また、下城した鹿介が吉川元春・元長に面会した際、勝久から賜った名刀で元春を刺し殺そうと企んだものの、警戒されて果たせず、逆に元春は鹿介の殺害を決心したとも伝えています。
上月城落城直後の天正6年7月8日、鹿介が家来の遠藤勘介に宛てた書状が残されています。
永々被遂牢、殊当城籠城之段無比類候、於向後聊忘却有間敷候、然者何ヘ成共可有御奉公候、恐々謹言 七月八日 幸盛(花押)
長年に渡る牢人の苦労と上月城籠城の忠節は今後いささかも忘れることはないが、ここで主従の縁を断って、何処へでも奉公せよと勧めているのです。
鹿介が自身の運命をどのように捉えていたのかは定かではありませんが、7月17日、備中松山城の毛利輝元本陣へ連行される道中、甲部川と成羽川の合流点である「阿井の渡」で殺害されました。

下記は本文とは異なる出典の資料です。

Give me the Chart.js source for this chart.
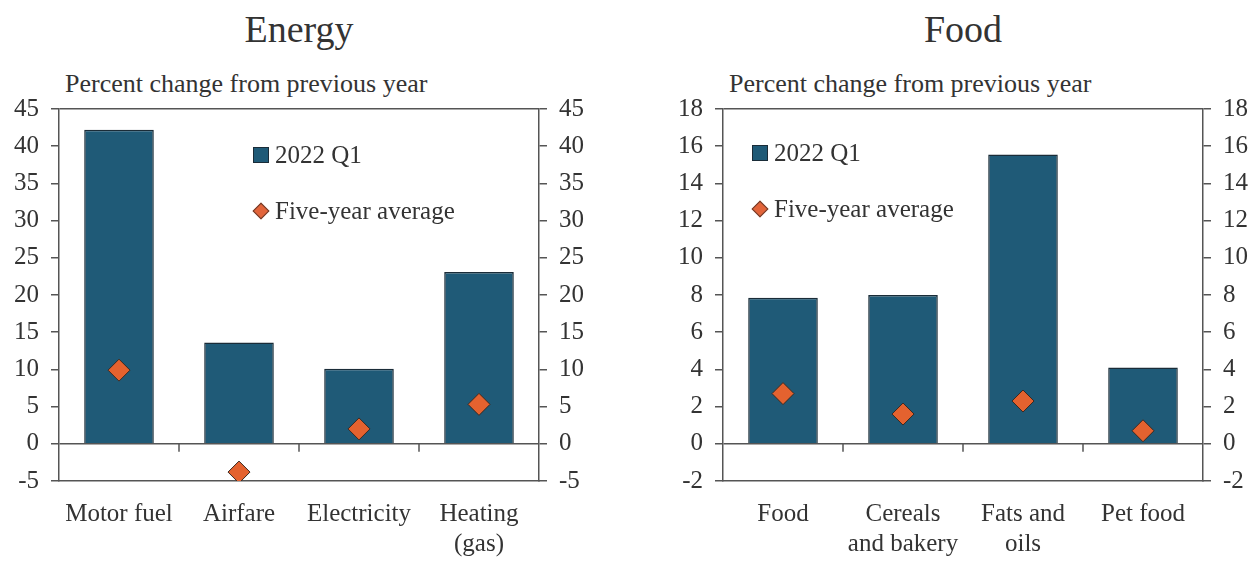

なお、鹿介の享年は通説では34歳とされていますが、鹿介の最期を描いた諸軍記の中で最も古い、天正8年に尼子旧臣の河本隆正が記したという『雲陽軍実記』には39歳と記されています。
山中鹿介幸盛の評価について
鹿介は吉川元長の書状に「鹿介当世のはやり物を仕候、只今こそ正真之天下無双ニ候、無申事候」と評されており、この一文について、鹿介の往生際の悪さを嘲ったものだとか、主君を渡り歩く当時の武士の風潮に同調することで犠牲を最小限に食い止めたことを評価するものだとか、様々に解釈されています。
ともあれ、毛利氏に仕えて家名を残した武士たちも覚書に鹿介と戦ったことを特筆しており、当時から武勇に優れた武将として評価されていたようです。
鹿介は江戸時代から幕末にかけて、御家再興に力を尽くした忠臣として知られるようになり、頼山陽や勝海舟にも高く評価されたほか、岡谷繁実が記した逸話集『名将言行録』にも掲載され、史実から離れて英雄「山中鹿之助」として人気を博すようになります。
そして昭和11年(1936)、かつて月山富田城があった広瀬で幼時を過ごした文部省図書監修官・井上赳の尽力で、小学国語読本に「山中鹿之助」を主人公とする『三日月の影』が収録されるに至り、その名は全国的に知れ渡りました。
戦後、忠君愛国教育の反動から鹿介の評価は一転しますが、尼子再興の悲願達成のため最後まで命を惜しみ、諦めることなく戦い続けたその精神が、多くの人の心を捕らえたことは間違いありません。
参考
- 妹尾豊三郎『山中鹿介幸盛』(ハーベスト出版)
- 山下晃誉『上月合戦 ~織田と毛利の争奪戦~』(兵庫県上月町)
- 福本錦嶺『別所氏と三木合戦』(三木市観光協会)
- 島根県立古代出雲歴史博物館『戦国大名 尼子氏の興亡』図録より
- 藤岡大拙『富田城落城後の尼子氏』
- 中野賢治『「鹿之助」像の変遷』
なお、三木合戦の概要については以下の記事にも書いていますので、併せてお読みいただけると幸いです。
上月城の尼子関連史跡
尼子氏関連の顕彰碑が並ぶ場所には「尼子橋」が掛けられています。
「尼子勝久公四百年遠忌追悼碑」と「山中鹿之介追頌之碑」
「神西三郎左衛門元通公追悼之碑」出雲市長とあります。
神西氏は承久の乱後に出雲神西庄の地頭となったという、尼子氏の下国以前からの有力な国人で、『雲陽軍実記』に尼子氏の本拠・月山富田城の防衛網「尼子十旗」の第七として挙げられる神西城(龍王竹生城)の城主を務めた一族です。
神西元通は毛利氏による月山富田城攻めにおいて降伏しましたが、永禄12年(1569)6月に尼子勝久が出雲へ上陸した頃から再興軍に加わり、上月合戦では開城に際して勝久とともに自刃しました。
その最期について『陰徳太平記』に、城の尾崎に出て包囲軍の前で「鐘馗」の曲舞を謡った後、腹を十文字に掻き切ったと記されており、教養のある老将であったことが伝わっています。
鹿介終焉の地、備中高梁の関連史跡
阿井の渡にある「山中鹿之介墓」
元々は正徳3年(1713)、備中松山藩士の前田時棟と佐々木群六によって五輪塔が建立されたもので、洪水によって流されたため、新たに建てられたものとのことです。
バス停の名も「鹿之助前」(笑)
こちらは観泉寺にある鹿介の墓
鹿介が阿井の渡で最期を迎えた際、観泉寺の住職が遺体を引き取って供養して付近に葬ったものの、明治35年に至って新たに墓石を建立し、菩提を弔うこととしたものだそうです。